You can love your husband, support him in his struggle, but not accept his desire to define himself as gay and then live that lifestyle.

You said in your post that you worry that leaders of the church could be deceived. We have been promised that the brethren would be removed from this earth by God himself if they were to lead us astray. We can trust them, God is in charge. If they felt moved by God to support prop. 8, then it was not a mistake, but a righteous move, and we will be blessed to support them.

Elder Maxwell said in a talk in 1978 at BYU (Meeting the Challenges of Today):"But make no mistake about it, brothers and sisters; in the months and years ahead, events will require of each member that he or she decide whether or not he or she will follow the First Presidency. Members will find it more difficult to halt longer between two opinions (see 1 Kings 18:21)."

Oh, Sarah, you are my sister in Christ, even though we have never met. I don't want to lose you to the sophistry of the world! It may go against what we are hearing in the world, or it may even go against what makes sense to us, but it is imperative that we follow the counsel of the prophet!

We are counseled to "lean not unto thine own understanding" in Proverbs 3:5, because our minds don't see things the way God sees them.

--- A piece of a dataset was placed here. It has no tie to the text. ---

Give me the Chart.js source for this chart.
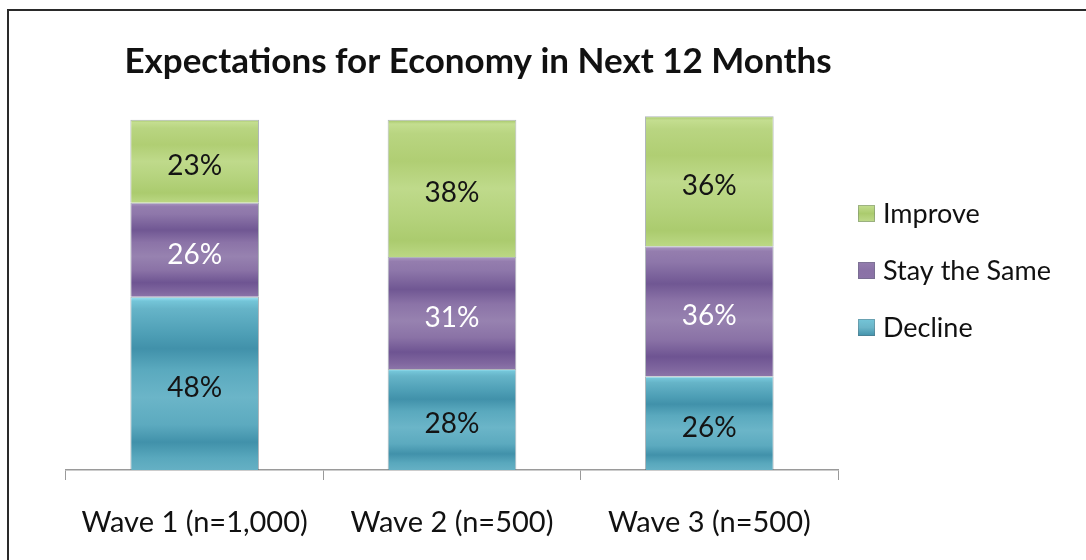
<!DOCTYPE html>
<html>
<head>
<meta charset="utf-8">
<script src="https://cdn.jsdelivr.net/npm/chart.js@4.4.1/dist/chart.umd.min.js"></script>
<style>
  html, body { margin: 0; padding: 0; background: #fff; overflow: hidden; }
  #wrap { position: relative; width: 1086px; height: 560px; }
  #frame { position: absolute; left: 7px; top: 9px; right: -20px; bottom: -20px;
           border-top: 2px solid #2a2a2a; border-left: 2px solid #2a2a2a; }
  canvas { position: absolute; left: 0; top: 0; }
</style>
</head>
<body>
<div id="wrap">
  <div id="frame"></div>
  <canvas id="myChart" width="1086" height="560"></canvas>
</div>
<script>
const chartTitle = 'Expectations for Economy in Next 12 Months';
const waves = ['Wave 1 (n=1,000)', 'Wave 2 (n=500)', 'Wave 3 (n=500)'];
const decline = [48, 28, 26];
const stayTheSame = [26, 31, 36];
const improve = [23, 38, 36];
const seriesNames = ['Decline', 'Stay the Same', 'Improve'];

const font = 'Lato, "Open Sans", sans-serif';
const seriesValues = [decline, stayTheSame, improve];

// banded fills, top of segment to bottom
const tealStops = [[0, '#a0e8f8'], [0.025, '#74c5d8'], [0.07, '#66b4c8'], [0.22, '#4d9eb5'],
  [0.3, '#4191aa'], [0.42, '#5aa9be'], [0.58, '#6bb5c8'], [0.74, '#5caabf'], [0.84, '#4191aa'],
  [0.93, '#59a8bd'], [1, '#65b0c4']];
const purpleStops = [[0, '#ab98c2'], [0.04, '#947dae'], [0.12, '#8e77aa'], [0.29, '#705793'],
  [0.42, '#8b73a7'], [0.57, '#9782b0'], [0.72, '#8a72a6'], [0.85, '#6e5492'], [0.95, '#80679f'],
  [1, '#8b74a8']];
const greenStops = [[0, '#a4c566'], [0.03, '#c4de90'], [0.1, '#b9d581'], [0.3, '#b0ce73'],
  [0.5, '#bfda8b'], [0.7, '#b5d37d'], [0.88, '#abcb6e'], [1, '#bbd884']];
const fills = [tealStops, purpleStops, greenStops];
const labelColors = ['#141414', '#ffffff', '#141414'];

function segmentFill(stops) {
    return function (c) {
        const chart = c.chart;
        const y = chart.scales.y;
        if (!y || c.dataIndex === undefined) return stops[2][1];
        let base = 0;
        for (let k = 0; k < c.datasetIndex; k++) base += seriesValues[k][c.dataIndex];
        const top = y.getPixelForValue(base + seriesValues[c.datasetIndex][c.dataIndex]);
        const bottom = y.getPixelForValue(base);
        if (!isFinite(top) || !isFinite(bottom) || top === bottom) return stops[2][1];
        const g = chart.ctx.createLinearGradient(0, top, 0, bottom);
        stops.forEach(s => g.addColorStop(s[0], s[1]));
        return g;
    };
}

// value labels in the middle of each segment
const segmentLabels = {
    id: 'segmentLabels',
    afterDatasetsDraw(chart) {
        const ctx = chart.ctx;
        ctx.save();
        ctx.font = '28px ' + font;
        ctx.textAlign = 'center';
        ctx.textBaseline = 'middle';
        chart.data.datasets.forEach((ds, i) => {
            chart.getDatasetMeta(i).data.forEach((bar, j) => {
                ctx.fillStyle = labelColors[i];
                ctx.fillText(ds.data[j] + '%', bar.x, (bar.y + bar.base) / 2 + 5);
            });
        });
        ctx.restore();
    }
};

// title and legend placed off to the side of the plot
const sideText = {
    id: 'sideText',
    afterDraw(chart) {
        const ctx = chart.ctx;
        ctx.save();
        ctx.fillStyle = '#111';
        ctx.font = 'bold 35px ' + font;
        ctx.textAlign = 'center';
        ctx.textBaseline = 'middle';
        ctx.fillText(chartTitle, 478, 62);

        ctx.font = '27px ' + font;
        ctx.textAlign = 'left';
        const order = [2, 1, 0];
        order.forEach((i, n) => {
            const yc = 213 + n * 57;
            const g = ctx.createLinearGradient(858, yc - 8, 858, yc + 9);
            g.addColorStop(0, fills[i][1][1]);
            g.addColorStop(0.5, fills[i][6][1]);
            g.addColorStop(1, fills[i][4][1]);
            ctx.fillStyle = g;
            ctx.fillRect(858, yc - 8, 17, 17);
            ctx.strokeStyle = 'rgba(90,100,110,0.35)';
            ctx.strokeRect(858.5, yc - 7.5, 16, 16);
            ctx.fillStyle = '#111';
            ctx.fillText(seriesNames[i], 883, yc + 1);
        });
        ctx.restore();
    }
};

const data = {
    labels: waves,
    datasets: seriesNames.map((name, i) => ({
        label: name,
        data: seriesValues[i],
        backgroundColor: segmentFill(fills[i]),
        borderColor: 'rgba(80,95,105,0.45)',
        borderWidth: 1,
        categoryPercentage: 1,
        barPercentage: 0.5
    }))
};

const config = {
    type: 'bar',
    data: data,
    options: {
        responsive: false,
        animation: false,
        layout: { padding: { left: 66, right: 248, top: 109, bottom: 20 } },
        plugins: {
            legend: { display: false },
            title: { display: false },
            tooltip: { enabled: false }
        },
        scales: {
            x: {
                stacked: true,
                grid: { drawOnChartArea: false, drawTicks: true, tickLength: 10, color: '#9a9a9a', offset: true },
                border: { display: true, color: '#9a9a9a', width: 1.5 },
                ticks: { color: '#111', font: { family: font, size: 29 }, padding: 25 },
                afterFit(scale) { scale.height = 70; }
            },
            y: {
                stacked: true,
                display: false,
                min: 0,
                max: 100
            }
        }
    },
    plugins: [segmentLabels, sideText]
};

const myChart = new Chart(document.getElementById('myChart'), config);
</script>
</body>
</html>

That is why we have to trust Him, and His messengers the prophets in important spiritual matters.

President Spencer W. Kimball said "And the Savior said that the very elect would be deceived by Lucifer if it were possible. He will use his logic to confuse and his rationalizations to destroy. He will shade meanings, open doors an inch at a time, and lead from purest white through all the shades of gray to the darkest black." (President Kimball Speaks Out on Morality New Era Nov. 1980)

This is why we need to follow the counsel of the prophets, because we are all susceptible to the carefully painted lies that Satan attempts to feed us.